The editors state in the introduction of the book that they take the term multilingual corpus in a broad sense, even counting monolingual data coming from multilingual speakers. However, it appears to be a weakness to blur the boundary between “bilingual” and “multilingual” speakers and, accordingly data. In some contributions, this division is not clear, and therefore the reader might not really know whether the contribution is really about a multilingual corpus as the name of the book suggests. The lack of organizational information within the book (no enumeration for individual chapters under the relevant sections) may also present a challenge to the reader, especially since the overall distribution of the papers for each section is not exactly balanced. While some sections have more than five contributions, some have only two. A glossary of technical terms might also have been useful.

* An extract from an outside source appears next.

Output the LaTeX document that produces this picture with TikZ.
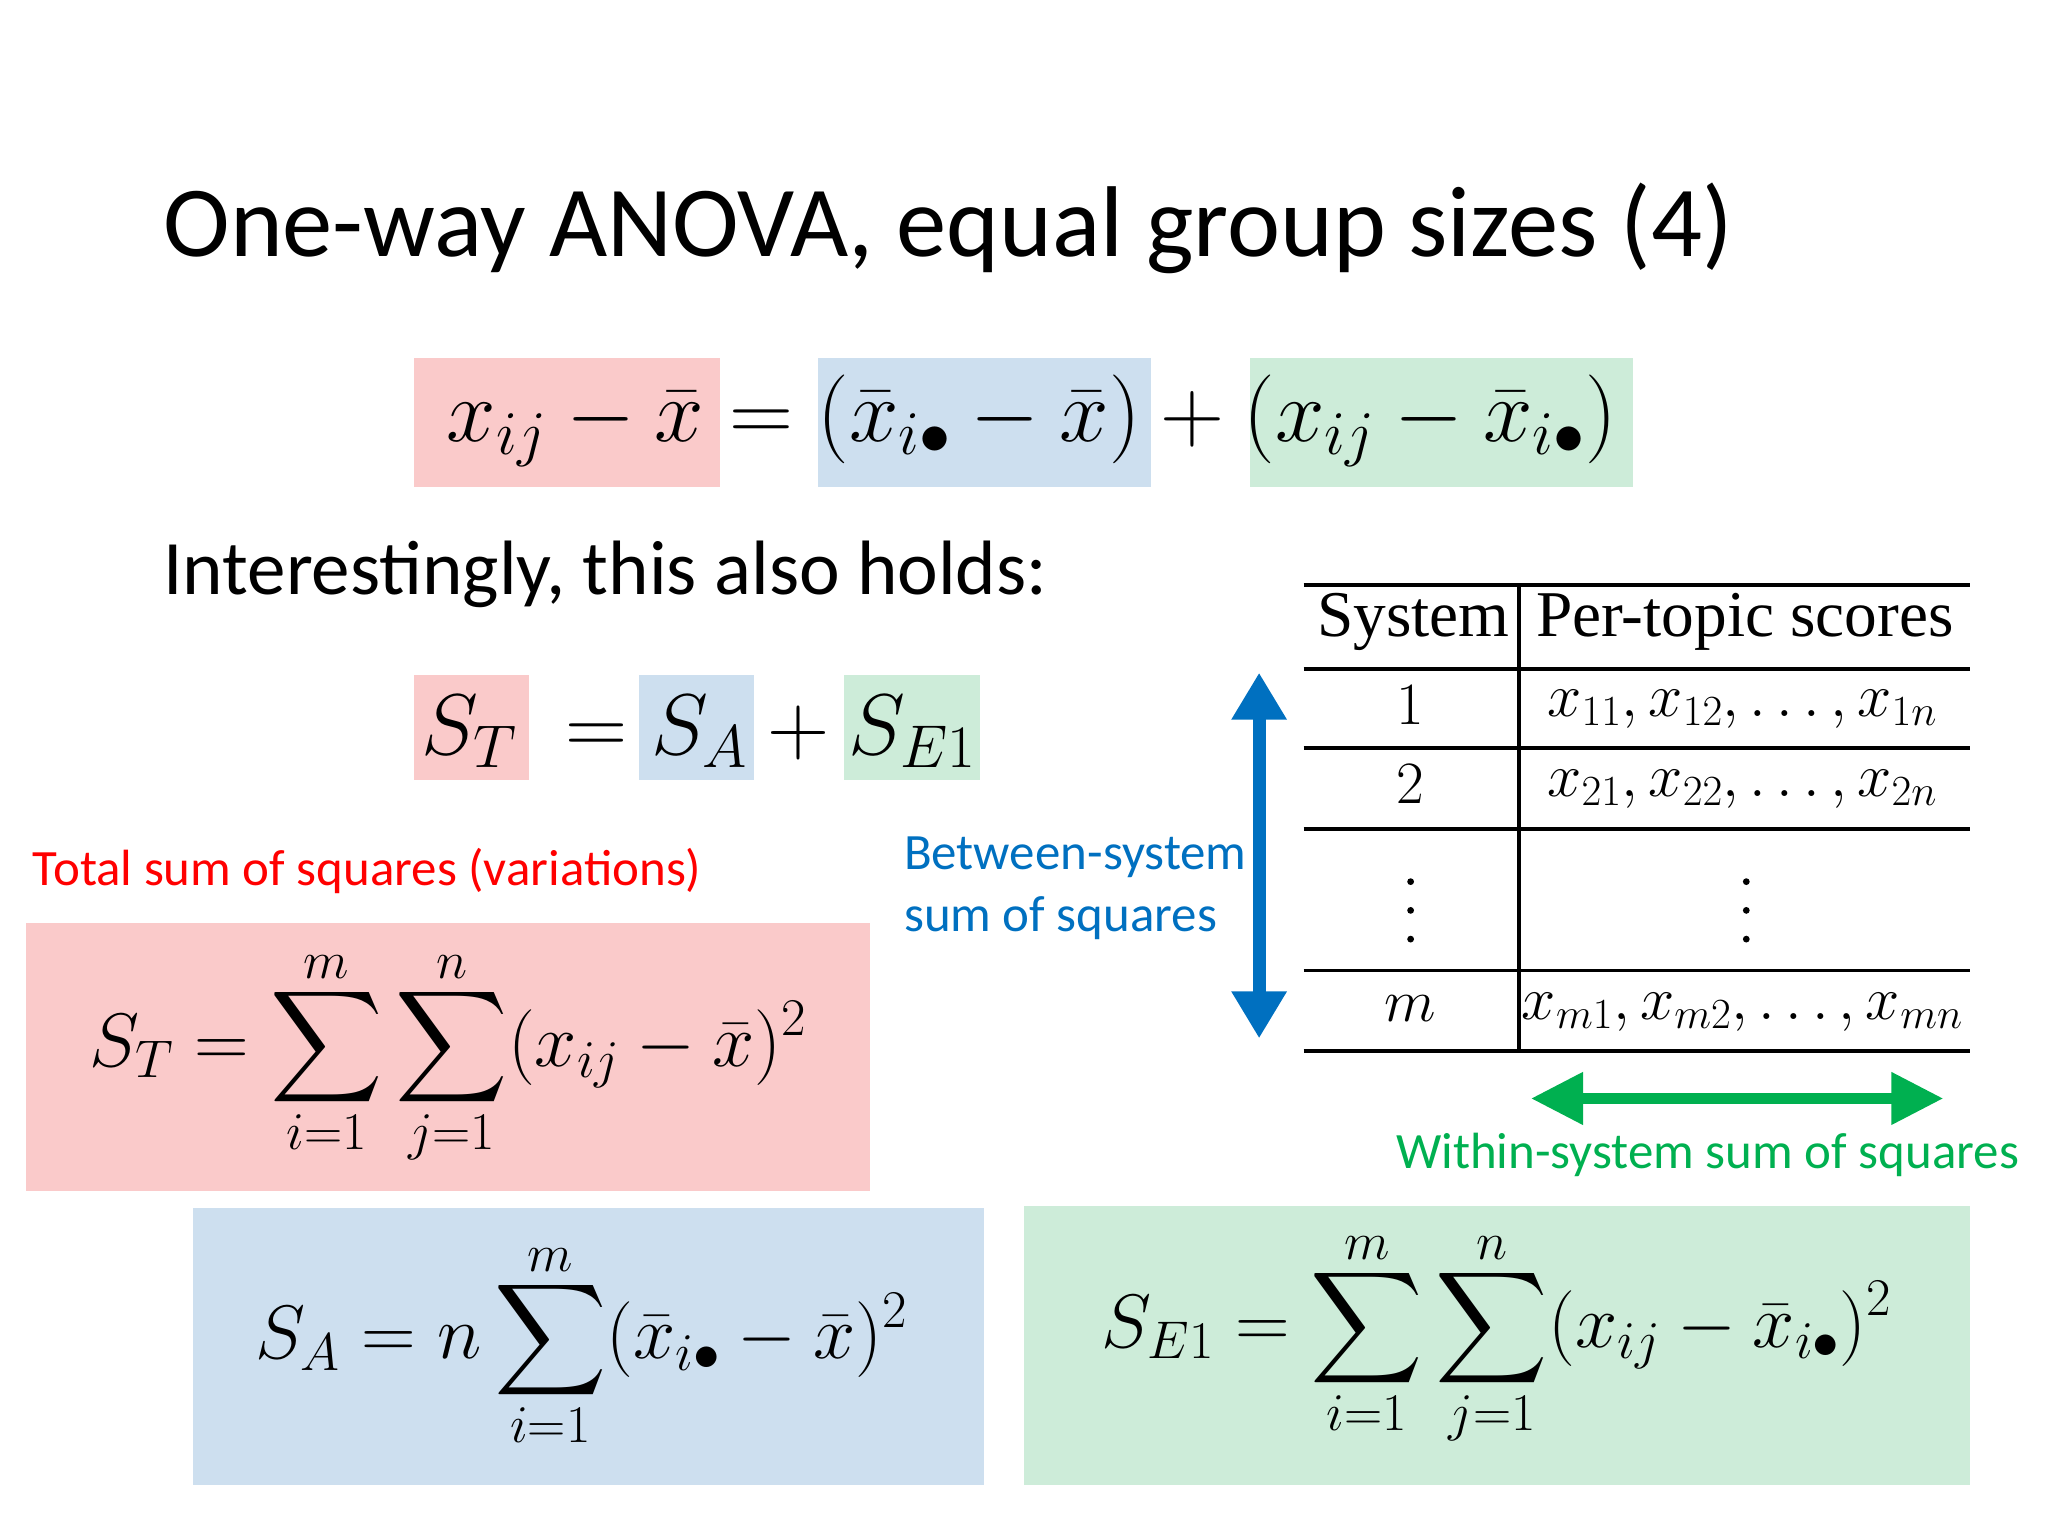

A last point of criticism concerns the representation of multilingual corpora, particularly those large in quantity. The contributions make little mention of corpora that are truly multilingual and recently created such as ELFA (English as an Academic Lingua Franca) and VOICE (Vienna Oxford Corpus of English). It is surprising to see how these two corpora remain largely unmentioned within the book (see Mauranen, 2003 for further detail about ELFA, and visit the VOICE website).

Altogether, however, the book has more strengths than weaknesses, and it addresses a long-standing gap in corpus linguistic research. I would strongly recommend the book to all linguists interested in aspects of corpus creation and multilingualism.